NB : Note that this sum equals $\sum_{k=1}^{n}{\frac{1}{Q'(x_k)}}$ where $Q = \prod_{k=1}^{n}{(X-x_k)}$.
Thank you!
 A: More generally, the identity holds also when $x_1,...,x_n$ are $n$ distinct complex numbers.

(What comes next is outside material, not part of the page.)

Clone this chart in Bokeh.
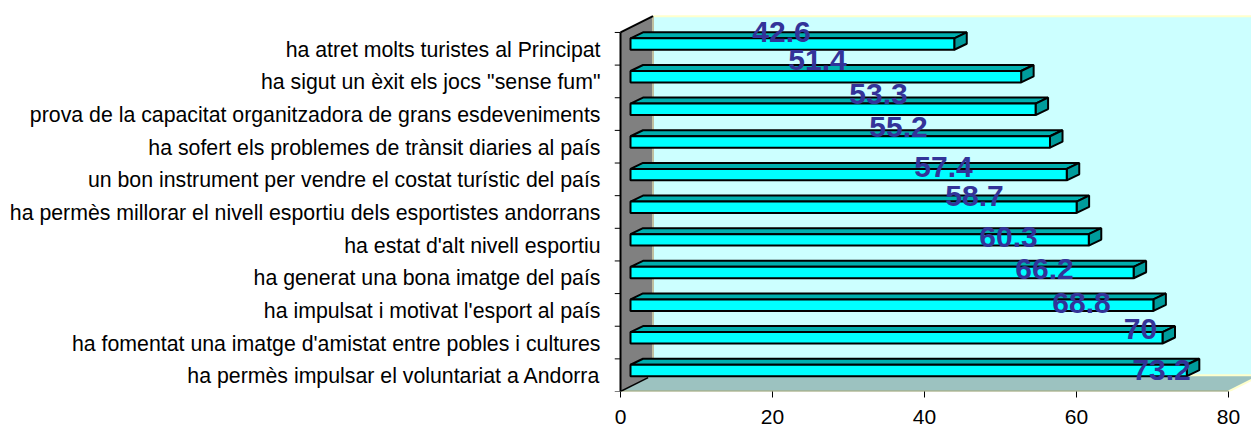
from bokeh.plotting import figure
from bokeh.models import Range1d, FixedTicker, LinearAxis, ColumnDataSource
from bokeh.embed import file_html
from bokeh.resources import INLINE
from bokeh.core.properties import value

categories = ["ha permès impulsar el voluntariat a Andorra",
              "ha fomentat una imatge d'amistat entre pobles i cultures",
              "ha impulsat i motivat l'esport al país",
              "ha generat una bona imatge del país",
              "ha estat d'alt nivell esportiu",
              "ha permès millorar el nivell esportiu dels esportistes andorrans",
              "un bon instrument per vendre el costat turístic del país",
              "ha sofert els problemes de trànsit diaries al país",
              "prova de la capacitat organitzadora de grans esdeveniments",
              "ha sigut un èxit els jocs \"sense fum\"",
              "ha atret molts turistes al Principat"]
values = [73.2, 70, 68.8, 66.2, 60.3, 58.7, 57.4, 55.2, 53.3, 51.4, 42.6]
value_labels = ["73.2", "70", "68.8", "66.2", "60.3", "58.7", "57.4", "55.2", "53.3", "51.4", "42.6"]
x_ticks = [0, 20, 40, 60, 80]

# hand-placed label positions of the original chart (pixel centres)
label_px_x = [1161, 1140, 1081, 1044, 1008, 974, 943, 898, 878, 817, 781]
label_px_y = [369, 328, 302, 268, 236, 195, 166, 126, 93, 59, 31]

W, H = 1251, 430
X0_PX, Y0_PX = 620, 391
LEFT_PX = 614
PX_X = 7.6        # pixels per value unit
PX_Y = 32.64      # pixels per category
n = len(categories)
x_start = (LEFT_PX - X0_PX) / PX_X
x_end = (W - X0_PX) / PX_X
y_end = Y0_PX / PX_Y

p = figure(width=W, height=H, output_backend="svg", toolbar_location=None,
           x_range=Range1d(x_start, x_end), y_range=Range1d(0, y_end),
           min_border_left=LEFT_PX, min_border_right=0, min_border_top=0, min_border_bottom=H - Y0_PX,
           x_axis_location=None, y_axis_location=None, outline_line_color=None,
           margin=(0, 0, 0, 0))
p.grid.visible = False
p.background_fill_color = "white"
p.border_fill_color = "white"

dx = 32.5 / PX_X
dy = 16.3 / PX_Y
top_y = n + 0.0

# back wall, floor, side wall
p.patch([dx, x_end + 10, x_end + 10, dx], [dy, dy, top_y + dy - 0.0, top_y + dy],
        fill_color="#CCFFFF", line_color=None)
p.line([dx, x_end + 10], [top_y + dy, top_y + dy], line_color="#FFFFCC", line_width=2)
p.patch([0, 80, 80 + dx, dx], [0, 0, dy, dy], fill_color="#9CC2C0", line_color=None)
p.line([dx, x_end + 10], [dy, dy], line_color="#FFFFCC", line_width=2)
p.line([80, 80 + dx], [0, dy], line_color="#FFFFCC", line_width=2)
p.line([0, 80], [0, 0], line_color="#A8A878", line_width=2)
p.patch([0, dx, dx, 0], [0, dy, top_y + dy, top_y], fill_color="#808080", line_color=None)
p.line([dx, dx], [dy, top_y + dy], line_color="#C0C0A0", line_width=2)
p.line([0, dx], [top_y, top_y + dy], line_color="black", line_width=2)
p.line([0, dx * 0.85], [0, dy * 0.85], line_color="black", line_width=1.5)

# left axis line and ticks
p.line([0, 0], [0, n], line_color="black", line_width=2)
p.segment([x_start] * (n + 1), list(range(n + 1)), [0] * (n + 1), list(range(n + 1)),
          line_color="black", line_width=1)

# 3D bars
bx0 = 10 / PX_X
ddx = 12.5 / PX_X
ddy = 6 / PX_Y
b_lo, b_hi = 0.47, 0.82
front_x, front_y, top_xs, top_ys, side_xs, side_ys = [], [], [], [], [], []
for i, v in enumerate(values):
    x1 = bx0 + v
    lo, hi = i + b_lo, i + b_hi
    front_x.append([bx0, x1, x1, bx0]); front_y.append([lo, lo, hi, hi])
    top_xs.append([bx0, x1, x1 + ddx, bx0 + ddx]); top_ys.append([hi, hi, hi + ddy, hi + ddy])
    side_xs.append([x1, x1 + ddx, x1 + ddx, x1]); side_ys.append([lo, lo + ddy, hi + ddy, hi])
p.patches(top_xs, top_ys, fill_color="#00AFAF", line_color="black", line_width=2)
p.patches(side_xs, side_ys, fill_color="#009C9C", line_color="black", line_width=2)
p.patches(front_x, front_y, fill_color="#00FFFF", line_color="black", line_width=2)

# value labels
src = ColumnDataSource(dict(x=[(px - X0_PX) / PX_X for px in label_px_x],
                            y=[(Y0_PX - py) / PX_Y for py in label_px_y],
                            t=value_labels))
p.text("x", "y", text="t", source=src, text_align="center", text_baseline="middle",
       text_font=value("Liberation Sans"), text_font_style="bold",
       text_font_size="30px", text_color="#333399")

# axes
xa = LinearAxis(ticker=FixedTicker(ticks=x_ticks), bounds=(0, 80))
xa.axis_line_color = None
xa.major_tick_line_color = "black"
xa.major_tick_out = 6
xa.major_tick_in = 0
xa.minor_tick_line_color = None
xa.major_label_text_font = "Liberation Sans"
xa.major_label_text_font_size = "21px"
xa.major_label_text_color = "black"
xa.major_label_standoff = 12
p.add_layout(xa, "below")

cat_ticks = [i + 0.47 for i in range(n)]
yl = LinearAxis(ticker=FixedTicker(ticks=cat_ticks), bounds=(0, n),
                major_label_overrides={t: c for t, c in zip(cat_ticks, categories)})
yl.axis_line_color = None
yl.major_tick_line_color = None
yl.minor_tick_line_color = None
yl.major_label_text_font = "Liberation Sans"
yl.major_label_text_font_size = "21.3px"
yl.major_label_text_color = "black"
yl.major_label_standoff = 8
p.add_layout(yl, "left")

open("out.html", "w").write(file_html(p, INLINE))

Consider the polynomial of degree at most $n-1$, given by
$$P(z):=\sum_{j=1}^{n}
{
\frac
{{\prod_{i=1 \land i \neq j}^{n}{(z-x_i)}}}
{\prod_{i=1 \land i \neq j}^{n}{(x_j-x_i)}}
}-1.$$
It is easy to verify that $P(x_i)=0$ for $i=1,\dots,n$. Therefore, since $x_1,...,x_n$ are $n$ distinct numbers, the polynomial $P$ is identically zero. It follows that the coefficient of $z^{n-1}$ of $P$,  which is just
$$\sum_{j=1}^{n}\frac
{1}
{\prod_{i=1 \land i \neq j}^{n}{(x_j-x_i)}},
$$
has to be zero.
A: Using the hint, we may rewrite
$$\sum_{k=1}^n \frac{1}{Q' (x_k)} = \lim_{h \to 0} \sum_{k=1}^n \frac{h}{Q(x_k + h)}$$
Where the above uses that $Q(x_k) = 0$. Then, getting a common denominator on the inside,
$$\lim_{h \to 0} \sum_{k=1}^n \frac{h}{Q(x_k + h)} = \lim_{h \to 0} \frac{h}{\prod_{i=1}^n Q (x_i + h)} \sum_{k=1}^n \prod_{i \neq k} Q(x_i+h)$$
Now, note that the outside limit is simply
$$\frac{1}{\prod_{i=1}^n Q'(x_i)}$$
And $\prod_{i=1}^n Q'(x_i)$ is precisely the discriminant of $Q$ which is nonzero since $Q$ has distinct roots (up to a factor of $(-1)^{n(n-1)/2}$, but this doesn't change anything). Thus, we see:
$$\lim_{h \to 0} \frac{h}{\prod_{i=1}^n Q (x_i + h)} \sum_{k=1}^n \prod_{i \neq k} Q(x_i+h) =\frac{1}{\prod_{i=1}^n Q'(x_i)} \lim_{h \to 0} \sum_{k=1}^n \prod_{i \neq k} Q(x_i+h)$$ $$ =   \frac{1}{\prod_{i=1}^n Q'(x_i)} \sum_{k=1}^n \prod_{i \neq k} Q(x_i) = 0$$
Where we've used that each $x_i$ is a root of $Q$ in the above.